Globally, three out of ten women in the world report having experienced physical and/or sexual violence by an intimate partner at some point in their lifetime. In most cases, the abuser is a member of the woman’s own family, according to a study done by World Health Organisation (WHO) in 2005. Gender-based violence increases in times of armed conflict, crisis, transition and socio-economic stress. The breakdown in protection mechanisms that occurs typically increases rates of violence, sexual harassment and trafficking of women and children.

 

Globally, women migrants predominantly work in the informal sector – often in unregulated professions such as domestic work, agriculture or services; this makes them particularly vulnerable to exploitation and abuse. Generally, the majority of victims of human trafficking are also women and girls.

 

For many women and girls, migration is a way to fulfill their potential, to develop and to exercise their human rights. But being both a migrant and female also exposes them to risk – the risk of being subjected to violence. Migrant women and girls are especially vulnerable to human trafficking and labour exploitation. 

 

In The Gambia, we want a nation where democracy is successful and where human rights for all men and women is respected.
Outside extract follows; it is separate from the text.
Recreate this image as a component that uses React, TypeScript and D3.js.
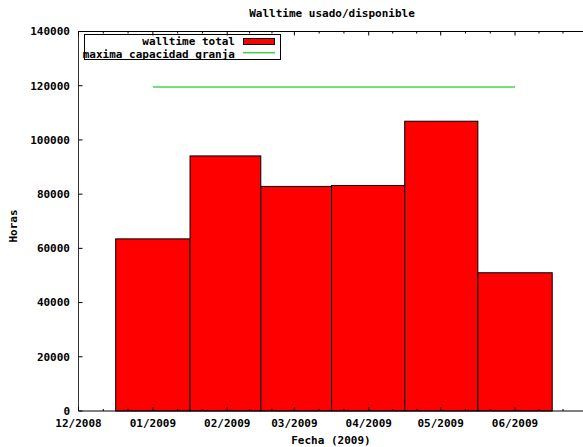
import React from "react";
import * as d3 from "d3";

const months: string[] = ["2009-01-01", "2009-02-01", "2009-03-01", "2009-04-01", "2009-05-01", "2009-06-01"];
const walltime: number[] = [63500, 94100, 82850, 83200, 106900, 51000];
const capacity: number[] = [119500, 119500, 119500, 119500, 119500, 119500];
const yTicks: number[] = [0, 20000, 40000, 60000, 80000, 100000, 120000, 140000];

const W = 583;
const H = 447;
const FONT = "'DejaVu Sans Mono', monospace";

export default function App() {
  const dates = months.map((m) => new Date(m + "T00:00:00Z"));
  const x = d3
    .scaleUtc()
    .domain([new Date(Date.UTC(2008, 11, 1)), new Date(Date.UTC(2009, 6, 1))])
    .range([78.5, 587]);
  const y = d3.scaleLinear().domain([0, 140000]).range([411, 31.5]);
  const [x0, x1] = x.range();
  const [yb, yt] = y.range();

  const centers = dates.map((d) => x(d));
  const edges: number[] = [];
  for (let i = 0; i <= centers.length; i++) {
    if (i === 0) edges.push(centers[0] - (centers[1] - centers[0]) / 2);
    else if (i === centers.length)
      edges.push(centers[i - 1] + (centers[i - 1] - centers[i - 2]) / 2);
    else edges.push((centers[i - 1] + centers[i]) / 2);
  }

  const majors = d3.utcMonth.range(x.domain()[0], new Date(Date.UTC(2009, 6, 2)));
  const minors: number[] = [];
  for (let i = 0; i < majors.length - 1; i++) {
    const a = x(majors[i]);
    const b = x(majors[i + 1]);
    minors.push(a + (b - a) / 3, a + (2 * (b - a)) / 3);
  }
  const fmt = d3.utcFormat("%m/%Y");
  const line = d3
    .line<number>()
    .x((_, i) => centers[i])
    .y((v) => y(v));

  const txt = { fontFamily: FONT, fontSize: 11, fontWeight: "bold" as const, fill: "#000" };

  return (
    <svg
      width={W}
      height={H}
      style={{ position: "absolute", left: 0, top: 0, background: "#fff" }}
    >
      <rect x={0} y={0} width={W} height={H} fill="#fff" />
      {/* bars */}
      {walltime.map((v, i) => (
        <rect
          key={i}
          x={edges[i]}
          y={y(v)}
          width={edges[i + 1] - edges[i]}
          height={yb - y(v)}
          fill="#ff0000"
          stroke="#000"
          strokeWidth={1}
        />
      ))}
      {/* capacity line */}
      <path d={line(capacity) || ""} fill="none" stroke="#4cd04c" strokeWidth={1.6} />
      {/* border */}
      <line x1={x0} y1={yt} x2={x1} y2={yt} stroke="#000" strokeWidth={1} />
      <line x1={x0} y1={yb} x2={x1} y2={yb} stroke="#000" strokeWidth={1} />
      <line x1={x0} y1={yt} x2={x0} y2={yb} stroke="#333" strokeWidth={1} />
      <line x1={x1} y1={yt} x2={x1} y2={yb} stroke="#000" strokeWidth={1} />
      {/* y ticks */}
      {yTicks.map((t) => (
        <g key={t}>
          <line x1={x0} x2={x0 + 4} y1={y(t)} y2={y(t)} stroke="#000" />
          <line x1={x1} x2={x1 - 4} y1={y(t)} y2={y(t)} stroke="#000" />
          <text x={70} y={y(t)} dy="0.35em" textAnchor="end" {...txt}>
            {t}
          </text>
        </g>
      ))}
      {/* x ticks */}
      {majors.map((m, i) => (
        <g key={i}>
          <line x1={x(m)} x2={x(m)} y1={yb} y2={yb - 4} stroke="#000" />
          <line x1={x(m)} x2={x(m)} y1={yt} y2={yt + 4} stroke="#000" />
          {x(m) < W && (
            <text x={x(m)} y={427} textAnchor="middle" {...txt}>
              {fmt(m)}
            </text>
          )}
        </g>
      ))}
      {minors.map((p, i) => (
        <g key={"m" + i}>
          <line x1={p} x2={p} y1={yb} y2={yb - 2} stroke="#000" />
          <line x1={p} x2={p} y1={yt} y2={yt + 2} stroke="#000" />
        </g>
      ))}
      {/* title & labels */}
      <text x={332} y={17} textAnchor="middle" {...txt}>
        Walltime usado/disponible
      </text>
      <text x={331} y={444} textAnchor="middle" {...txt}>
        Fecha (2009)
      </text>
      <text
        transform="translate(17,226) rotate(-90)"
        textAnchor="middle"
        {...txt}
      >
        Horas
      </text>
      {/* legend */}
      <rect x={84.5} y={34.5} width={196} height={25} fill="none" stroke="#000" strokeWidth={1} />
      <text x={235} y={44.8} textAnchor="end" {...txt}>
        walltime total
      </text>
      <rect x={243.5} y={38.5} width={31} height={6} fill="#ff0000" stroke="#000" strokeWidth={1} />
      <text x={235} y={57.6} textAnchor="end" {...txt}>
        maxima capacidad granja
      </text>
      <line x1={243} x2={275} y1={52.7} y2={52.7} stroke="#4cd04c" strokeWidth={1.6} />
    </svg>
  );
}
The future of The Gambia is up to all of us. Our actions at the individual and collective levels, will determine what kind of future we want and what kind of society we wish for our daughters and sons to grow up in. Change might take time, but step by step, we will find the future we are now developing evolving. During that process, and as part of that future, all Gambians need to take part in some way. The Gambia cannot afford to neglect the capacities, strengths, inputs, ideas, visions and uniqueness of half of its population. Women of The Gambia’s voice have to be heard.